The drive to Tribhuvan Airport was the usual game of dodgem cars, but I’ve become desensitized to it all, a bit like the cow lying in the middle of traffic, ignoring constant honking horns and near misses. Colorful tents and tarps filled open spaces along the way, ever a reminder that 100,000′s of people have lost their homes and belongings.
The driver, who had told me his home was gone, was nice enough to find a cart for me so I gave him 800 rupees (about $8.08), almost all I had left, as a tip. I was leaving and didn’t need it anyway. He tried to return it, saying he had already been paid by Ngima, the trekking owner, before we left. “It’s okay,” I said, “to help fix your house.”

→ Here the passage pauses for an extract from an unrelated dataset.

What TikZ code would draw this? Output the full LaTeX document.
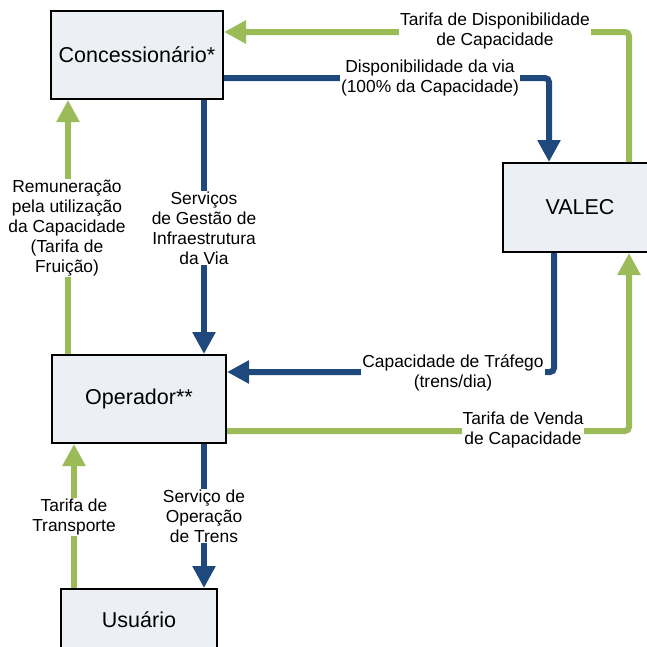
\documentclass[tikz,border=0pt]{standalone}
\usepackage{fontspec}
\setmainfont{Liberation Sans}
\usetikzlibrary{arrows.meta}
\definecolor{navy}{RGB}{31,73,125}
\definecolor{olive}{RGB}{155,187,89}
\definecolor{boxfill}{RGB}{236,240,245}
\begin{document}
\begin{tikzpicture}[x=1pt,y=-1pt,
  entity/.style={draw=black, line width=2pt, fill=boxfill, font=\fontsize{21.5}{24}\selectfont, inner sep=0pt},
  flowblue/.style={color=navy, line width=6pt, rounded corners=4pt, -{Triangle[width=22pt,length=22pt]}},
  flowgreen/.style={color=olive, line width=6pt, rounded corners=4pt, -{Triangle[width=22pt,length=22pt]}},
  lbl/.style={fill=white, inner sep=1pt, align=center, font=\fontsize{17.4}{20}\selectfont}]
\useasboundingbox (0,0) rectangle (647,646);
\clip (0,0) rectangle (647,646);
% boxes
\node[entity, minimum width=172pt, minimum height=88pt] (conc) at (137,55) {Concessionário*};
\node[entity, minimum width=154pt, minimum height=89pt] (valec) at (580,207.5) {VALEC};
\node[entity, minimum width=174pt, minimum height=88pt] (oper) at (139,399) {Operador**};
\node[entity, minimum width=156pt, minimum height=62pt] (usu) at (139,620) {Usuário};
% connectors
\draw[flowgreen] ([xshift=49pt]valec.north) |- ([yshift=23pt]conc.east);
\draw[flowblue] ([yshift=-23pt]conc.east) -| ([xshift=-31pt]valec.north);
\draw[flowblue] ([xshift=-26pt]valec.south) |- ([yshift=27pt]oper.east);
\draw[flowgreen] ([yshift=-32pt]oper.east) -| ([xshift=49pt]valec.south);
\draw[flowblue] ([xshift=67pt]conc.south) -- ([xshift=67pt]conc.south |- oper.north);
\draw[flowgreen] ([xshift=-71pt]oper.north) -- ([xshift=-71pt]oper.north |- conc.south);
\draw[flowblue] ([xshift=65pt]oper.south) -- ([xshift=65pt]oper.south |- usu.north);
\draw[flowgreen] ([xshift=-65pt]usu.north) -- ([xshift=-65pt]usu.north |- oper.south);
% labels
\node[lbl] (l1) at (495,31) {Tarifa de Disponibilidade\\de Capacidade};
\node[lbl] (l2) at (430,78) {Disponibilidade da via\\(100\% da Capacidade)};
\node[lbl] (l3) at (453,373) {Capacidade de Tráfego\\(trens/dia)};
\node[lbl] (l4) at (523,430) {Tarifa de Venda\\de Capacidade};
\node[lbl] (l5) at (204,228) {Serviços\\de Gestão de\\Infraestrutura\\da Via};
\node[lbl] (l6) at (67,228) {Remuneração\\pela utilização\\da Capacidade\\(Tarifa de\\Fruição)};
\node[lbl] (l7) at (204,516) {Serviço de\\Operação\\de Trens};
\node[lbl] (l8) at (74,517) {Tarifa de\\Transporte};
\end{tikzpicture}
\end{document}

Waiting in a Qatar check-in line, I looked around the huge open area. For this time of year, there ought to have been tons of climbers and trekking tourists at the airport, but all I saw was a mass of brown Nepali and Indian faces. At immigration, the multiple lines for Nepalese and Indian departures were long. At the sign that said “Foreigners”, there was no one. (It’s always weird to think of myself as a foreigner.)
The officer matter-of-factly stamped my passport, not like three years ago when my visa was expired by three days and pulled me aside. And told me I couldn’t leave the country. And asked me if I understood I could go to jail. But that’s a whole other AnnieUpHigh adventure story. I liked the ka-chunk sound the stamp made – it meant I wouldn’t be going to jail.
After security check, passengers for all flights wait in a holding area. Again, I looked around at the mass of brown faces. Am I the last tourist to leave Nepal? Finally, the loudspeaker announced something about Qatar, and a lot of people got up, so I just followed them down the hall. Sure enough, after a bit of a walk, I saw a Qatar jumbo jet waiting on the tarmac.
Tribhuvan doesn’t have jetways, passengers walk across the Tarmac to stairways positioned against the plane. I paused on the way, to gaze up into the mountains surrounding the Kathmandu Valley, now about a meter higher. The sadness I felt for my beautiful, hurting Nepal was as deep as anything I have ever felt. And climbing the stairway into the plane seemed a harder effort than for any mountain trail I’d ever been on.
The pilot announced we’d be delayed a bit as planes bringing aid supplies were just arriving. Fine with me–I was in no hurry to leave at all.